ANOTHER GREAT DAY ON THE NEW PROGRAM
Well, today marks the second day in a row that I have been a good girl. I am back on track and I am not looking back again. I am moving forward. I have five more days until weigh in, and I am hoping for something better than I saw on the scale the other day.
I have Diana to thank for this new surge in my routine. She told me yesterday, if I started all over again in the morning, I would be able to take some weight off by weigh in day. I am determined to do that. I don't remember if I mentioned that I got on the scale the other day to shock myself into stopping this ridiculous behavior of cheating because it's NOT OK. I was up three pounds from last weigh in. I actually thought to myself, well that isn't too bad. it could have been a lot worse. Then I realized that I am nearly two weeks in to cycle three and I should have lost at least half of what I lost last cycle, so that was bad.
I believe those three pounds are already gone. I am hoping I can get some more off by the deadline. I have been a good girl, and I want to see some kind of reward for it. Even if just a token, after all I have been through this cycle. I still have emotional struggles I am working my way through, but I am not doing it with food this time. I have been going to bed with hunger pains.
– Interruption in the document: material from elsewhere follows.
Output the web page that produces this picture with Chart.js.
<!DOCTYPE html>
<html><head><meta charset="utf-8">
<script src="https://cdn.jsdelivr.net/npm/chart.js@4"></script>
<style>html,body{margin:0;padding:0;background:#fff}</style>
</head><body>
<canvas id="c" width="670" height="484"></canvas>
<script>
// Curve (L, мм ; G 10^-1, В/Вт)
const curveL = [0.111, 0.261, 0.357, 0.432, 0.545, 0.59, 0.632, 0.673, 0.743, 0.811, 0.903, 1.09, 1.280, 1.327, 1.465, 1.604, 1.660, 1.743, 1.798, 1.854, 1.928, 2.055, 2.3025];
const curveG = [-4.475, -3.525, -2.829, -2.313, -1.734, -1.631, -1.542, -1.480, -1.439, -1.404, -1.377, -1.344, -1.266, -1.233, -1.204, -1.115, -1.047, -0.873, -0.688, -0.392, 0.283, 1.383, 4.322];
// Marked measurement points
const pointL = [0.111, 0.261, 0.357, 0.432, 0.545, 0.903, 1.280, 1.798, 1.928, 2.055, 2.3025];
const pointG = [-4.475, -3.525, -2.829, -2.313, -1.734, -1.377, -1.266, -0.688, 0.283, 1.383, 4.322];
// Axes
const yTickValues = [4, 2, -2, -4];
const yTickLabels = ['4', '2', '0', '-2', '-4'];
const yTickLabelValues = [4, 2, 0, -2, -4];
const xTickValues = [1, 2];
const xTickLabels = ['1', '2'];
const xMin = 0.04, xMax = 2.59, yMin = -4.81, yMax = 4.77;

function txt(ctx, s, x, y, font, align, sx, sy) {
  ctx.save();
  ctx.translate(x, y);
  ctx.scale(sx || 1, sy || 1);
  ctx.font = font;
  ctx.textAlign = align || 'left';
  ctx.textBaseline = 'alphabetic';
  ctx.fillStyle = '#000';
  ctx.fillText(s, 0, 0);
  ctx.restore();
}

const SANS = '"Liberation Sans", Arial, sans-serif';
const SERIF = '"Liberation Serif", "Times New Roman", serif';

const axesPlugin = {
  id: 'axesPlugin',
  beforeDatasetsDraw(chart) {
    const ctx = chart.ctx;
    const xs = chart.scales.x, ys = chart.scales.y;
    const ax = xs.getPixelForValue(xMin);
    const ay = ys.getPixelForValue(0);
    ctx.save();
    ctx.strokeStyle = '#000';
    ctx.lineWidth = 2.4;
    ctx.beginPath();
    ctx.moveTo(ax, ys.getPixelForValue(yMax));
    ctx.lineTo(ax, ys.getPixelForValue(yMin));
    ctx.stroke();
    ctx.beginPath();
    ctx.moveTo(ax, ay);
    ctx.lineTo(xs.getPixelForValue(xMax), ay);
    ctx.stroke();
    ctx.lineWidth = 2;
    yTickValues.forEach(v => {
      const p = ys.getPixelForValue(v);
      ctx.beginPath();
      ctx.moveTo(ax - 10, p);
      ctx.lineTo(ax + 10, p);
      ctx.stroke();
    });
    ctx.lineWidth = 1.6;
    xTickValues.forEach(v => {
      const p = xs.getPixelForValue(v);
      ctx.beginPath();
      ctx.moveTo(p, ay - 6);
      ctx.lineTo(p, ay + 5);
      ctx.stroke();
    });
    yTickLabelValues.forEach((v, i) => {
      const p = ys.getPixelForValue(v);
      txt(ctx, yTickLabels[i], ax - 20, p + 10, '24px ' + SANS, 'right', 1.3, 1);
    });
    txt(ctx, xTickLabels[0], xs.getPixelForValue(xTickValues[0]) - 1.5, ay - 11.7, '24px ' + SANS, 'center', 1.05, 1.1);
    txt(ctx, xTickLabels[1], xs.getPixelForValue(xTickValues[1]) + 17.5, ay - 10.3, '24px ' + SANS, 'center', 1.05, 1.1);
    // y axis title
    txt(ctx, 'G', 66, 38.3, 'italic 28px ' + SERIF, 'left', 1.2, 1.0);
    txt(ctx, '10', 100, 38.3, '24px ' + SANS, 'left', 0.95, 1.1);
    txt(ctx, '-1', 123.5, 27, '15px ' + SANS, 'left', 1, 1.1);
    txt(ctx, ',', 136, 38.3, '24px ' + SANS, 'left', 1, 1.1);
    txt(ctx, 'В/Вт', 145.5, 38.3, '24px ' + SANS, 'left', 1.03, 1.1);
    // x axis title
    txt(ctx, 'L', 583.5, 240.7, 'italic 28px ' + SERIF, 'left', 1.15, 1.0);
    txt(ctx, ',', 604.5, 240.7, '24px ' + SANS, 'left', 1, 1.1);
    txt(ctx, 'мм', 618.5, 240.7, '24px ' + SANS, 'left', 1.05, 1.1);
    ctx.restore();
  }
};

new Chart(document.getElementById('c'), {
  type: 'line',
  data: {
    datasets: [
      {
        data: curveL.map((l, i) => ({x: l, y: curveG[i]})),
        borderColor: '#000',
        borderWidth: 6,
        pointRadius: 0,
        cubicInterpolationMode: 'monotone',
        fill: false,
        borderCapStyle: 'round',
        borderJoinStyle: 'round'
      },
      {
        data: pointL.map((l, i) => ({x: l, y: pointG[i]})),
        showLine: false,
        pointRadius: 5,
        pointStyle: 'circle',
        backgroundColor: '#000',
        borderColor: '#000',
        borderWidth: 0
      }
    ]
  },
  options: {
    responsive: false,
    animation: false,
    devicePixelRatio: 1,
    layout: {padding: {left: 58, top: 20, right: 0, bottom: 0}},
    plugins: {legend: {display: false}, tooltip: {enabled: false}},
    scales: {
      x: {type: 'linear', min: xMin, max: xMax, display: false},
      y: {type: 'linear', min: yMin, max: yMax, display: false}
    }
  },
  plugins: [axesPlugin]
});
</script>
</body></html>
My friend Dawn asked me what was it that made me say F*** It! After being so good for so long, and I told her I actually could not stand the pain. I feel like I am in physical pain with my stomach gnawing at me and growling an burning and that evil whisperer talking in my ear. I just couldn't take it anymore, and I finally said to myself, just do it and get it over with so you can refocus. The problem with that is that once you have broken that barrier, once you have fallen off that proverbial wagon, its hard to reseal it or jump back on and act like nothing happened.
It makes it easier for you to talk yourself into doing it again. You did it once and it didn't hurt you that much. One small amount won't matter. Just eat it and move on! Well, I am not falling for those tricks again (I hope - God Willing, I will be alright). I do realize that I am human and therefore subject to imperfections and weaknesses, that is why I have to just keep asking God to stay with me and provide me with strength to prevail. My pleas actually worked. God is standing strong with me again. I got some words of wisdom from a friend named Kristi, and they meant a lot to me and really got me plugged back in too.
THANK YOU GOD!
Today I had a play date with my friend Dawn and her family. We all went to Chuck E Cheeses. That's our favorite place to let the kids run crazy and have a good time, while we visit, and yes..... eat. I still ate, but this time I only ate salad. I had two plates for lunch and when we were still there over an hour later I had another plate, which became my dinner by default. I wasn't hungry after that when I got home, and I was so tired I went to bed early. So I didn't have the usual torturous hunger pangs last night.
TODAY'S STATS
Green tea = 2; Water = 3 (yikes that hurts); Probiotics = 2 yogurts; Fruits = 2 apple and grapefruit; Protein = boiled eggs; Veggies = iceberg lettuce, tomatoes, cucumbers, carrots, red cabbage; Friendly fats = 0; Salad Dressing that was not fat free = 5 Tbs. yikes! Cheese = 2 tsp.